> **WHAT IS EXPECTED**
Copy exactly, please, the lines of the data from its start through the line containing "ReferenceLine, XAxis, YAxis".

> **GIVEN MATERIAL**
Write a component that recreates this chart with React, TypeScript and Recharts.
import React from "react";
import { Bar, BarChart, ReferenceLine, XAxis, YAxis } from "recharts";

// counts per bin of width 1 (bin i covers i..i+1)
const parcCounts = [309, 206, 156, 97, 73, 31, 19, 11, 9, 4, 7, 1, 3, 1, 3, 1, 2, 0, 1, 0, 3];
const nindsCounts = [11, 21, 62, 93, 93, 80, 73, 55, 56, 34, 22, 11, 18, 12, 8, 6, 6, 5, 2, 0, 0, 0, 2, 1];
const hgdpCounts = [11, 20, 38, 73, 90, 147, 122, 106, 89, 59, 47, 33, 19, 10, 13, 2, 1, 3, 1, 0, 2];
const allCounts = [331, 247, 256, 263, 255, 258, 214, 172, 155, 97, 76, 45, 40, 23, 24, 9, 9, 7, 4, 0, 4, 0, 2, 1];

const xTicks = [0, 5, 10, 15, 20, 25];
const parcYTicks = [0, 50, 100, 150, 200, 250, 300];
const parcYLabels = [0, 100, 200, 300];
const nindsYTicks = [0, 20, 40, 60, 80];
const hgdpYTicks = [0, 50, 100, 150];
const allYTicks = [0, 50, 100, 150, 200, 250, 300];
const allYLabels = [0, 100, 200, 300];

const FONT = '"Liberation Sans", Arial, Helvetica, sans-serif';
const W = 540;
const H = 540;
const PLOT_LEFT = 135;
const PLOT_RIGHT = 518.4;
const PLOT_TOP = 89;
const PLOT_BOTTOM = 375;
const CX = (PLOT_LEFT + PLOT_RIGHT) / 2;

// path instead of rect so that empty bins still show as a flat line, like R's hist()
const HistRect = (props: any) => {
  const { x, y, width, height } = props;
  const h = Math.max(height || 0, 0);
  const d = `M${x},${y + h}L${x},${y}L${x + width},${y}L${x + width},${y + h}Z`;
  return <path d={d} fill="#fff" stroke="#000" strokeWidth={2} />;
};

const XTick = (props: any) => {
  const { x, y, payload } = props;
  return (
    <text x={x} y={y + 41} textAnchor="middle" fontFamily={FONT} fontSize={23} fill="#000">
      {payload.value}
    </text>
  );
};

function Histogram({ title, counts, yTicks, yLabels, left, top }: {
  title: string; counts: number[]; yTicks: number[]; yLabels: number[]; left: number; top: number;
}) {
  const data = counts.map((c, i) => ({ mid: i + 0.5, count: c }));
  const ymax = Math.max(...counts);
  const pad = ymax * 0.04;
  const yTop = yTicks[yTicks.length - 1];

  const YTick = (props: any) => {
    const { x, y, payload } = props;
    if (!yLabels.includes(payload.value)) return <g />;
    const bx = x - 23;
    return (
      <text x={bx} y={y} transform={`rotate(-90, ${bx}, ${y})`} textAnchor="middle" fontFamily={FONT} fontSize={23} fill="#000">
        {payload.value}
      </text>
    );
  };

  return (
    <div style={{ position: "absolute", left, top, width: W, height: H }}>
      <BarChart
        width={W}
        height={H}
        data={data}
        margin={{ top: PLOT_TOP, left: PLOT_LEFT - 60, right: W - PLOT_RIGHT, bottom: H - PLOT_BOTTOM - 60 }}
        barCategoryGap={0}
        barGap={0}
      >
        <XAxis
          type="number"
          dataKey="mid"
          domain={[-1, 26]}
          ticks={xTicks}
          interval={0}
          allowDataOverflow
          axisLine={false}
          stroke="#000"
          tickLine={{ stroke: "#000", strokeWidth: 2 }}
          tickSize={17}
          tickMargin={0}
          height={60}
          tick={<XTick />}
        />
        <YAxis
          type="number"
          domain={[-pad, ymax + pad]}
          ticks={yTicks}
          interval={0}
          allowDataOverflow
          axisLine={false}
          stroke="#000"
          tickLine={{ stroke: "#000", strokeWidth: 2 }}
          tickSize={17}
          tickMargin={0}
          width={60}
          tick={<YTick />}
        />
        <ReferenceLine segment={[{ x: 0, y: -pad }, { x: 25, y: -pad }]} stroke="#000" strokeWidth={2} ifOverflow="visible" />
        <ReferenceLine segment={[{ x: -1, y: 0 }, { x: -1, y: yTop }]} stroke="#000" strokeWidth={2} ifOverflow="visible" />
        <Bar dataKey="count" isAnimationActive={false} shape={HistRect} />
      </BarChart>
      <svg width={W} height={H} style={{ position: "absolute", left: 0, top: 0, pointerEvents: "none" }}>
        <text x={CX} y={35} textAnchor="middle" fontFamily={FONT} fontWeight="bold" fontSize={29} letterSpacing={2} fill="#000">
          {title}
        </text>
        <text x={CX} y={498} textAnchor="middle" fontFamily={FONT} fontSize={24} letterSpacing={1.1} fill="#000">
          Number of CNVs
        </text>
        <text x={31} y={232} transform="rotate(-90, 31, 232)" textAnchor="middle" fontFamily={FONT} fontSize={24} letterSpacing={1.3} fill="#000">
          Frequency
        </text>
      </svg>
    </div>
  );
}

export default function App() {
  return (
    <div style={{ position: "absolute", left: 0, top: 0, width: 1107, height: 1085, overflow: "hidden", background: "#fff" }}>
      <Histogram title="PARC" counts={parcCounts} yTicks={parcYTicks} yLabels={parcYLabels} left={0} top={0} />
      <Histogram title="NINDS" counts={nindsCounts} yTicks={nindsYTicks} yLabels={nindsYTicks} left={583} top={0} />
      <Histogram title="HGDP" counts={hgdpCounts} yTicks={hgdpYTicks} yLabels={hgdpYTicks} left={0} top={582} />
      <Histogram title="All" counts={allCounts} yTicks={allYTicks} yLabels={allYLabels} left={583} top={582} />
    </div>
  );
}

> **RESPONSE TO THE EXERCISE**
Write a component that recreates this chart with React, TypeScript and Recharts.
import React from "react";
import { Bar, BarChart, ReferenceLine, XAxis, YAxis } from "recharts";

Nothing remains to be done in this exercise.